Building a Habit That Lasts
Fitness is not a sprint. It is a lifestyle change that happens one day at a time. Finding a gym partner is the single most effective "shortcut" to making that change stick. It turns a solitary, difficult task into a social, rewarding experience.
Whether you find your partner on the gym floor, through a local social group, or by browsing the map on our app, the most important thing is to take that first step. Don't wait until you are "ready" or "fit enough." The right partner will meet you exactly where you are today. If you are ready to start, download Sport2Gether on Google Play or the App Store.
At Sport2Gether, our mission is to make sure no one has to train alone unless they want to. We believe that movement is better when it's shared.

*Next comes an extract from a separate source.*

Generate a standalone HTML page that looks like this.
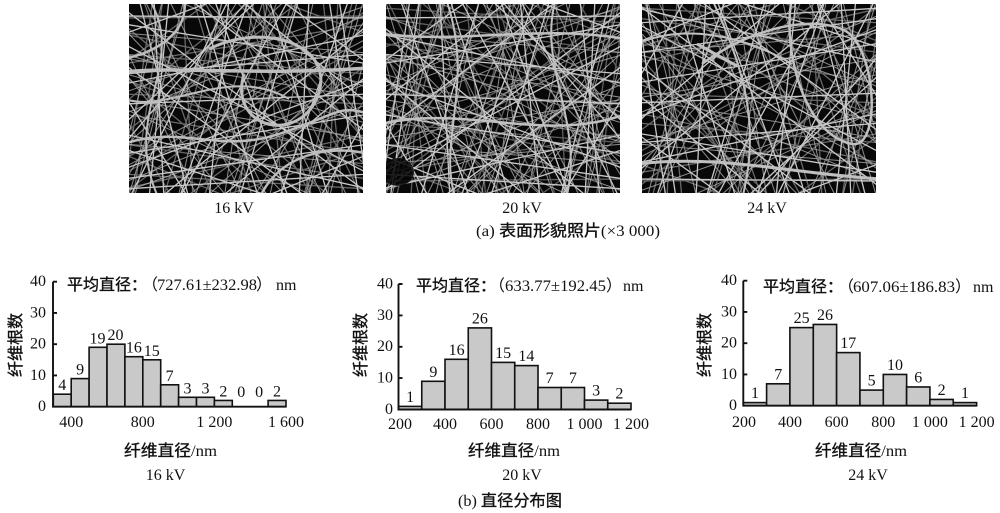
<!DOCTYPE html>
<html><head><meta charset="utf-8">
<style>
html,body{margin:0;padding:0;background:#fff;}
svg{display:block;}
text{font-family:"Liberation Serif","WenQuanYi Zen Hei","Noto Sans CJK SC",serif;fill:#111;}
.n{font-size:16px;}
.cj{font-family:"Liberation Serif","WenQuanYi Zen Hei","Noto Sans CJK SC",sans-serif;font-size:16px;}
.h{stroke:#111;stroke-width:0.35;}
.bar{fill:#c9c9c9;stroke:#111;stroke-width:1.6;}
.ax{stroke:#111;stroke-width:1.9;fill:none;}
</style></head>
<body>
<svg width="1000" height="513" viewBox="0 0 1000 513" xmlns="http://www.w3.org/2000/svg">
<defs>
<path id="fa" fill="none" stroke="#c8c8c8" stroke-width="1.3" d="M-5 20L240 60M-5 80L240 30M-5 150L240 110M-5 40L240 170M-5 175L240 140M10 -5L60 195M40 -5L20 195M70 -5L130 195M100 -5L80 195M140 -5L200 195M170 -5L110 195M200 -5L230 195M220 -5L150 195M-5 100L240 90M-5 120L130 -5M30 195L240 20M-5 60L180 195M60 -5L240 130M-5 5L240 190M120 -5L-5 140M240 70L90 195M-5 185L240 170M-5 130L240 185M150 -5L240 60M-5 30L90 -5M0 195L100 -5M180 -5L170 195M110 -5L240 100M-5 165L240 75M50 195L120 -5M190 195L240 110M-5 90L60 195M85 -5L160 195M210 -5L240 195M-5 70L240 50M-5 12L240 14M25 -5L35 195M130 195L240 150M-5 145L150 195M160 -5L50 195"/>
<path id="fb" fill="none" stroke="#8c8c8c" stroke-width="1" d="M-5 50L240 120M-5 110L240 10M15 -5L115 195M55 -5L5 195M95 -5L195 195M125 -5L95 195M185 -5L140 195M235 -5L175 195M-5 140L240 160M-5 25L160 195M75 195L240 45M-5 178L110 -5M200 195L240 35M-5 95L240 135M45 -5L240 85M-5 68L100 195M165 -5L240 150M-5 188L240 100M135 -5L65 195M-5 155L240 25"/>
<clipPath id="cl"><rect x="0" y="0" width="234" height="189"/></clipPath>
</defs>

<!-- SEM image 1 -->
<g transform="translate(129,4)" clip-path="url(#cl)">
<rect width="234" height="189" fill="#080808"/>
<use href="#fb"/>
<use href="#fb" transform="translate(234,189) scale(-1,-1)"/>
<use href="#fa"/>
<use href="#fa" transform="translate(234,0) scale(-1,1)" opacity="0.5"/>
<g fill="none" stroke="#bdbdbd">
<path stroke-width="3.5" d="M-5 68 C50 62 120 72 240 64"/>
<path stroke-width="2.5" d="M-5 55 C40 45 60 20 55 -5"/>
<path stroke-width="3" d="M80 45 C140 15 215 45 185 100 C160 140 100 120 115 70"/>
<path stroke-width="2.5" d="M-5 140 C50 120 90 150 150 130 S210 100 240 110"/>
<path stroke-width="2" d="M20 -5 C60 60 -10 110 30 195"/>
<path stroke-width="2.5" d="M130 195 C150 150 200 140 240 150"/>
<path stroke-width="2" d="M-5 95 C40 110 100 60 160 95"/>
</g>
</g>

<!-- SEM image 2 -->
<g transform="translate(386,4)" clip-path="url(#cl)">
<rect width="234" height="189" fill="#080808"/>
<use href="#fb" transform="translate(234,0) scale(-1,1)"/>
<use href="#fb" transform="translate(234,189) scale(-1,-1)"/>
<use href="#fb"/>
<use href="#fa" transform="translate(234,0) scale(-1,1)"/>
<use href="#fa" transform="translate(0,189) scale(1,-1)" opacity="0.45"/>
<g fill="none" stroke="#c0c0c0">
<path stroke-width="2.5" d="M-5 30 C80 40 150 20 240 35"/>
<path stroke-width="2" d="M60 -5 C90 80 50 140 70 195"/>
<path stroke-width="2.5" d="M-5 120 C80 100 160 140 240 110"/>
<path stroke-width="2" d="M170 -5 C150 60 200 120 180 195"/>
</g>
<ellipse cx="12" cy="168" rx="16" ry="14" fill="#050505" opacity="0.85"/>
</g>

<!-- SEM image 3 -->
<g transform="translate(642,4)" clip-path="url(#cl)">
<rect width="234" height="189" fill="#080808"/>
<use href="#fb"/>
<use href="#fb" transform="translate(0,189) scale(1,-1)"/>
<use href="#fa" transform="translate(234,189) scale(-1,-1)"/>
<use href="#fa" transform="translate(0,189) scale(1,-1)" opacity="0.5"/>
<g fill="none" stroke="#c0c0c0">
<path stroke-width="2.5" d="M150 -5 C140 40 160 130 210 140 C240 145 235 40 200 25 C160 10 100 30 60 60"/>
<path stroke-width="3" d="M-5 160 C80 150 150 170 240 175"/>
<path stroke-width="2" d="M70 -5 C100 60 120 120 100 195"/>
<path stroke-width="2" d="M-5 40 C40 20 100 30 150 60"/>
<path stroke-width="3" d="M55 40 L95 62"/>
</g>
</g>

<!-- image captions -->
<text class="n" x="234" y="213" text-anchor="middle">16 kV</text>
<text class="n" x="522" y="213" text-anchor="middle">20 kV</text>
<text class="n" x="767" y="213" text-anchor="middle">24 kV</text>
<text class="cj" x="476" y="236" textLength="184" lengthAdjust="spacingAndGlyphs">(a)  <tspan class="h">表面形貌照片</tspan>(×3 000)</text>

<!-- ================= Chart 1 ================= -->
<g>
<rect class="bar" x="53.3" y="394.2" width="17.9" height="12.5"/>
<rect class="bar" x="71.2" y="378.6" width="17.9" height="28.1"/>
<rect class="bar" x="89.1" y="347.3" width="17.9" height="59.4"/>
<rect class="bar" x="107.0" y="344.2" width="17.9" height="62.5"/>
<rect class="bar" x="124.9" y="356.7" width="17.9" height="50"/>
<rect class="bar" x="142.8" y="359.8" width="17.9" height="46.9"/>
<rect class="bar" x="160.7" y="384.8" width="17.9" height="21.9"/>
<rect class="bar" x="178.6" y="397.3" width="17.9" height="9.4"/>
<rect class="bar" x="196.5" y="397.3" width="17.9" height="9.4"/>
<rect class="bar" x="214.4" y="400.45" width="17.9" height="6.25"/>
<rect class="bar" x="268.1" y="400.45" width="17.9" height="6.25"/>
<path class="ax" d="M53 281.7V406.7H286"/>
<path class="ax" d="M53 281.7h4M53 312.95h4M53 344.2h4M53 375.45h4"/>
<g class="n" text-anchor="end">
<text x="46" y="411">0</text><text x="46" y="379.8">10</text><text x="46" y="348.5">20</text><text x="46" y="317.3">30</text><text x="46" y="286">40</text>
</g>
<g class="n" text-anchor="middle">
<text x="62.25" y="390.2">4</text><text x="80.15" y="374.6">9</text><text x="97.5" y="343.3">19</text><text x="115.5" y="340.2">20</text><text x="133.85" y="352.7">16</text><text x="151.75" y="355.8">15</text><text x="169.65" y="380.8">7</text><text x="187.55" y="393.3">3</text><text x="205.45" y="393.3">3</text><text x="223.35" y="396.5">2</text><text x="241.25" y="397">0</text><text x="259.15" y="397">0</text><text x="277.05" y="396.5">2</text>
</g>
<g class="n" text-anchor="middle">
<text x="71.2" y="427">400</text><text x="142.8" y="427">800</text><text x="214.4" y="427">1 200</text><text x="286" y="427">1 600</text>
</g>
<text class="cj h" x="67" y="290">平均直径：</text>
<text class="cj" x="142" y="290">（</text>
<text x="157" y="290" style="font-size:16px" textLength="100" lengthAdjust="spacingAndGlyphs">727.61±232.98</text>
<text class="cj" x="256" y="290">）</text>
<text class="n" x="276" y="290">nm</text>
<text class="cj h" transform="translate(21,345) rotate(-90)" text-anchor="middle">纤维根数</text>
<text class="cj" x="170.5" y="456" text-anchor="middle" textLength="93" lengthAdjust="spacingAndGlyphs"><tspan class="h">纤维直径</tspan>/nm</text>
<text class="n" x="165.5" y="480" text-anchor="middle">16 kV</text>
</g>

<!-- ================= Chart 2 ================= -->
<g>
<rect class="bar" x="398.5" y="406.4" width="23.25" height="3.1"/>
<rect class="bar" x="421.75" y="381.3" width="23.25" height="28.2"/>
<rect class="bar" x="445" y="359.3" width="23.25" height="50.2"/>
<rect class="bar" x="468.25" y="327.9" width="23.25" height="81.6"/>
<rect class="bar" x="491.5" y="362.4" width="23.25" height="47.1"/>
<rect class="bar" x="514.75" y="365.6" width="23.25" height="43.9"/>
<rect class="bar" x="538" y="387.5" width="23.25" height="22"/>
<rect class="bar" x="561.25" y="387.5" width="23.25" height="22"/>
<rect class="bar" x="584.5" y="400.1" width="23.25" height="9.4"/>
<rect class="bar" x="607.75" y="403.2" width="23.25" height="6.3"/>
<path class="ax" d="M398.5 284V409.5H631"/>
<path class="ax" d="M398.5 284h4M398.5 315.4h4M398.5 346.8h4M398.5 378.1h4"/>
<g class="n" text-anchor="end">
<text x="393" y="414">0</text><text x="393" y="382.5">10</text><text x="393" y="351.2">20</text><text x="393" y="319.8">30</text><text x="393" y="288.4">40</text>
</g>
<g class="n" text-anchor="middle">
<text x="410.1" y="401.9">1</text><text x="433.4" y="376.8">9</text><text x="456.6" y="354.8">16</text><text x="479.9" y="323.4">26</text><text x="503.1" y="357.9">15</text><text x="526.4" y="361.1">14</text><text x="549.6" y="383">7</text><text x="572.9" y="383">7</text><text x="596.1" y="395.6">3</text><text x="619.4" y="398.7">2</text>
</g>
<g class="n" text-anchor="middle">
<text x="400" y="429">200</text><text x="445" y="429">400</text><text x="491.5" y="429">600</text><text x="538" y="429">800</text><text x="584.5" y="429">1 000</text><text x="631" y="429">1 200</text>
</g>
<text class="cj h" x="416" y="291">平均直径：</text>
<text class="cj" x="489" y="291">（</text>
<text x="505" y="291" style="font-size:16px" textLength="101" lengthAdjust="spacingAndGlyphs">633.77±192.45</text>
<text class="cj" x="606" y="291">）</text>
<text class="n" x="623" y="291">nm</text>
<text class="cj h" transform="translate(366,345) rotate(-90)" text-anchor="middle">纤维根数</text>
<text class="cj" x="514" y="456" text-anchor="middle" textLength="92" lengthAdjust="spacingAndGlyphs"><tspan class="h">纤维直径</tspan>/nm</text>
<text class="n" x="522" y="480" text-anchor="middle">20 kV</text>
</g>

<!-- ================= Chart 3 ================= -->
<g>
<rect class="bar" x="743.3" y="402.6" width="23.33" height="3.1"/>
<rect class="bar" x="766.6" y="383.8" width="23.33" height="21.9"/>
<rect class="bar" x="789.9" y="327.6" width="23.33" height="78.1"/>
<rect class="bar" x="813.3" y="324.45" width="23.33" height="81.25"/>
<rect class="bar" x="836.6" y="352.6" width="23.33" height="53.1"/>
<rect class="bar" x="859.95" y="390.1" width="23.33" height="15.6"/>
<rect class="bar" x="883.3" y="374.45" width="23.33" height="31.25"/>
<rect class="bar" x="906.6" y="386.95" width="23.33" height="18.75"/>
<rect class="bar" x="929.9" y="399.45" width="23.33" height="6.25"/>
<rect class="bar" x="953.3" y="402.6" width="23.33" height="3.1"/>
<path class="ax" d="M743.3 280.7V405.7H976.6"/>
<path class="ax" d="M743.3 280.7h4M743.3 311.95h4M743.3 343.2h4M743.3 374.45h4"/>
<g class="n" text-anchor="end">
<text x="737" y="410">0</text><text x="737" y="378.8">10</text><text x="737" y="347.5">20</text><text x="737" y="316.3">30</text><text x="737" y="285">40</text>
</g>
<g class="n" text-anchor="middle">
<text x="755" y="398.1">1</text><text x="778.3" y="379.3">7</text><text x="801.6" y="323.1">25</text><text x="825" y="320">26</text><text x="848.3" y="348.1">17</text><text x="871.6" y="385.6">5</text><text x="895" y="370">10</text><text x="918.3" y="382.5">6</text><text x="941.6" y="395">2</text><text x="965" y="398.1">1</text>
</g>
<g class="n" text-anchor="middle">
<text x="744" y="427">200</text><text x="790" y="427">400</text><text x="836.6" y="427">600</text><text x="883.3" y="427">800</text><text x="929.9" y="427">1 000</text><text x="976.6" y="427">1 200</text>
</g>
<text class="cj h" x="763" y="292">平均直径：</text>
<text class="cj" x="838" y="292">（</text>
<text x="853" y="292" style="font-size:16px" textLength="102" lengthAdjust="spacingAndGlyphs">607.06±186.83</text>
<text class="cj" x="955" y="292">）</text>
<text class="n" x="973" y="292">nm</text>
<text class="cj h" transform="translate(710,345) rotate(-90)" text-anchor="middle">纤维根数</text>
<text class="cj" x="861" y="456" text-anchor="middle" textLength="92" lengthAdjust="spacingAndGlyphs"><tspan class="h">纤维直径</tspan>/nm</text>
<text class="n" x="868" y="480" text-anchor="middle">24 kV</text>
</g>

<text class="cj" x="510" y="506" text-anchor="middle" textLength="104" lengthAdjust="spacingAndGlyphs">(b)  <tspan class="h">直径分布图</tspan></text>
</svg>
</body></html>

By connecting people through sport, we help build healthier, happier, and more connected neighborhoods.
As with any new physical activity, listen to your body, start at a pace that feels right for you, and check with a healthcare professional if you have any concerns before jumping in.
FAQ
How do I find a gym partner if I am a complete beginner?
The best way is to be honest about your level from the start. Look for local "beginner-friendly" Hotspots or introductory classes on download Sport2Gether on the App Store, where you can meet others who are starting their journey at the same time as you.
What if my gym partner is much stronger than me?
That is actually a great opportunity to learn. A stronger partner can provide excellent spotting and form tips. As long as you can still perform your own exercises nearby, the difference in strength does not have to hinder the partnership.
Is it weird to ask a stranger at the gym to be my partner?
It is only weird if you make it a big deal. Start with small talk or ask for a quick spot on an exercise first. Most people at the gym are flattered to be asked for help or to be recognized as a regular.
How do I end a gym partnership if it is not working out?
Be polite and direct. You can say, "I'm looking to change my training style or my schedule lately, so I might be training solo for a while." It is a normal part of fitness, and most people will understand without taking it personally.